Last night I had the opportunity to consult during a local hockey tryout. Afterward, the coach and I talked about something that comes up every year—tryouts are one of the most misunderstood parts of youth sports, for both players and parents.
For players, here’s the hard truth:
Not making a team doesn’t mean you failed.
But it also doesn’t mean you did everything needed to make it.
There’s a gap there—and that gap is where development lives.
Too often, players walk away from tryouts believing the outcome was completely out of their control. Sometimes it is. But more often, it comes down to details: pace, consistency, habits, compete level, body language, and how you respond to mistakes. The things that separate players aren’t always obvious—but they matter.

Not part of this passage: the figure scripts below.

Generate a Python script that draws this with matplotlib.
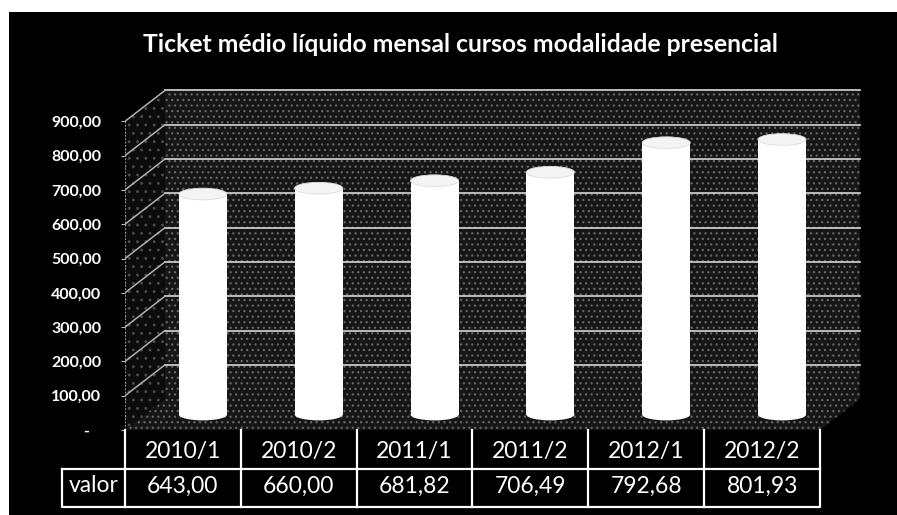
import matplotlib.pyplot as plt
from matplotlib.patches import Rectangle, Polygon, Ellipse

periodos = ['2010/1', '2010/2', '2011/1', '2011/2', '2012/1', '2012/2']
valores = [643.00, 660.00, 681.82, 706.49, 792.68, 801.93]
ticks_y = [0, 100, 200, 300, 400, 500, 600, 700, 800, 900]

plt.rcParams['font.family'] = ['Lato', 'DejaVu Sans']
plt.rcParams['hatch.linewidth'] = 0.9

def fmt(v):
    return f'{v:,.2f}'.replace(',', 'X').replace('.', ',').replace('X', '.')

# profundidade do "3D" (em unidades de categoria / valor)
DX = 0.345
DY = 90
TOPO = 900
n = len(periodos)
x0, x1 = -0.5, n - 0.5

fig = plt.figure(figsize=(8.97, 5.15), dpi=100, facecolor='white')
fig.patches.append(Rectangle((9 / 897, 0), 1, 1 - 12 / 515, transform=fig.transFigure,
                             facecolor='black', edgecolor='none', zorder=0))
ax = fig.add_axes([125 / 897, 85 / 515, 740 / 897, 343 / 515])
ax.set_zorder(2)
ax.set_facecolor('none')
ax.set_xlim(x0, x0 + 740 / 115.83)
ax.set_ylim(0, 1000)
for s in ax.spines.values():
    s.set_visible(False)

# parede do fundo, lateral e piso
ax.add_patch(Rectangle((x0 + DX, DY), n, TOPO, facecolor='#161616', edgecolor='#666666',
                       hatch='...', lw=0, zorder=1))
ax.add_patch(Polygon([(x0, 0), (x0, TOPO), (x0 + DX, TOPO + DY), (x0 + DX, DY)],
                     facecolor='#0c0c0c', edgecolor='#4a4a4a', hatch='..', lw=0, zorder=1))
ax.add_patch(Polygon([(x0, 0), (x1, 0), (x1 + DX, DY), (x0 + DX, DY)],
                     facecolor='#161616', edgecolor='#666666', hatch='...', lw=0, zorder=1))

for t in ticks_y[1:]:
    ax.plot([x0 + DX, x1 + DX], [t + DY, t + DY], color='#c8c8c8', lw=1.3, zorder=2)
    ax.plot([x0, x0 + DX], [t, t + DY], color='#b0b0b0', lw=1.1, zorder=2)
ax.plot([x0, x0], [0, TOPO], color='#bbbbbb', lw=1.2, ls=(0, (1, 1)), zorder=2)

# cilindros
larg = 0.415
alt_elipse = 34
for i, v in enumerate(valores):
    cx = i + DX / 2
    base = DY / 2
    ax.bar(cx, v, bottom=base, width=larg, color='white', edgecolor='none', zorder=3)
    ax.add_patch(Ellipse((cx, base), larg, alt_elipse, facecolor='white', edgecolor='none', zorder=3))
    ax.add_patch(Ellipse((cx, base + v), larg, alt_elipse, facecolor='#f4f4f4',
                         edgecolor='#dddddd', lw=0.6, zorder=4))

ax.set_xticks([])
ax.set_yticks(ticks_y)
ax.set_yticklabels(['-   '] + [fmt(t) for t in ticks_y[1:]])
ax.tick_params(axis='y', colors='#bbbbbb', labelcolor='white', length=3, pad=14, labelsize=11.5)
for lb in ax.get_yticklabels():
    lb.set_fontweight('bold')

# tabela de dados
r1, r2 = -114, -224
xv = x0 - 63 / 115.83
kw = dict(color='white', lw=1.6, clip_on=False, zorder=5)
ax.plot([x0, x0, x1, x1], [0, r2, r2, 0], **kw)
ax.plot([xv, x1], [r1, r1], **kw)
ax.plot([xv, xv, x0], [r1, r2, r2], **kw)
for i in range(1, n):
    ax.plot([i - 0.5, i - 0.5], [0, r2], **kw)
for i, (p, v) in enumerate(zip(periodos, valores)):
    ax.text(i, r1 * 0.56, p, color='white', fontsize=16.5, ha='center', va='center', clip_on=False)
    ax.text(i, (r1 + r2) / 2 + 6, fmt(v), color='white', fontsize=16.5, ha='center', va='center',
            clip_on=False)
ax.text((xv + x0) / 2, (r1 + r2) / 2 + 6, 'valor', color='white', fontsize=16.5, ha='center',
        va='center', clip_on=False)

fig.text(460 / 897, 1 - 45 / 515, 'Ticket médio líquido mensal cursos modalidade presencial',
         color='white', fontsize=17.8, fontweight='bold', ha='center', va='center')

fig.savefig('out.png', dpi=100, facecolor='white')
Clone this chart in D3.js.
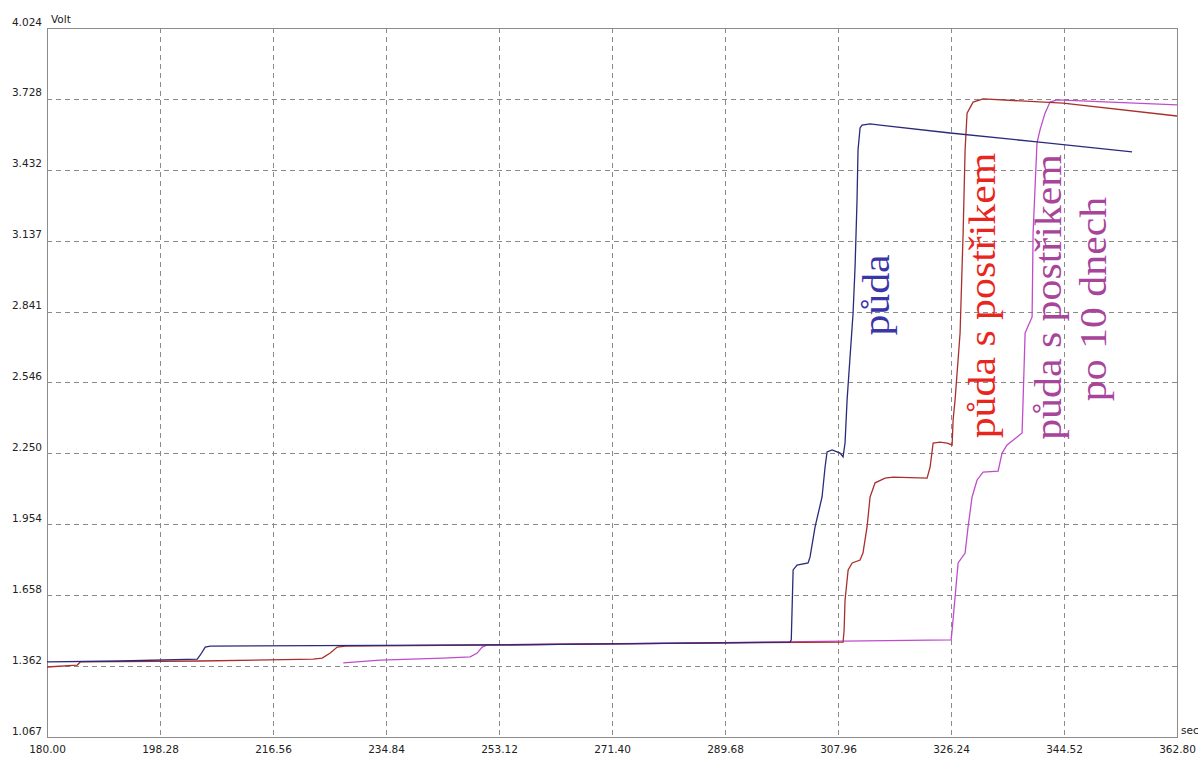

For parents, your role is bigger than you think.
How you act when you think no one is watching—your body language, your conversations at the rink, your reactions to decisions—directly impacts your child’s experience and opportunities. Coaches notice. Organizations notice. But more importantly, your child feels it.
If you bring frustration, entitlement, or excuses into the process, your child carries that with them.
If you bring perspective, accountability, and support, they carry that too.
Tryouts aren’t just evaluations of talent.
They’re evaluations of readiness—on and off the ice.
The goal isn’t just to “make the team.”
The goal is to become the type of player—and person—who belongs there.
Sometimes that takes longer than you hoped. That’s not failure—that’s part of the process.
Stay patient. Stay honest. Stay focused on development.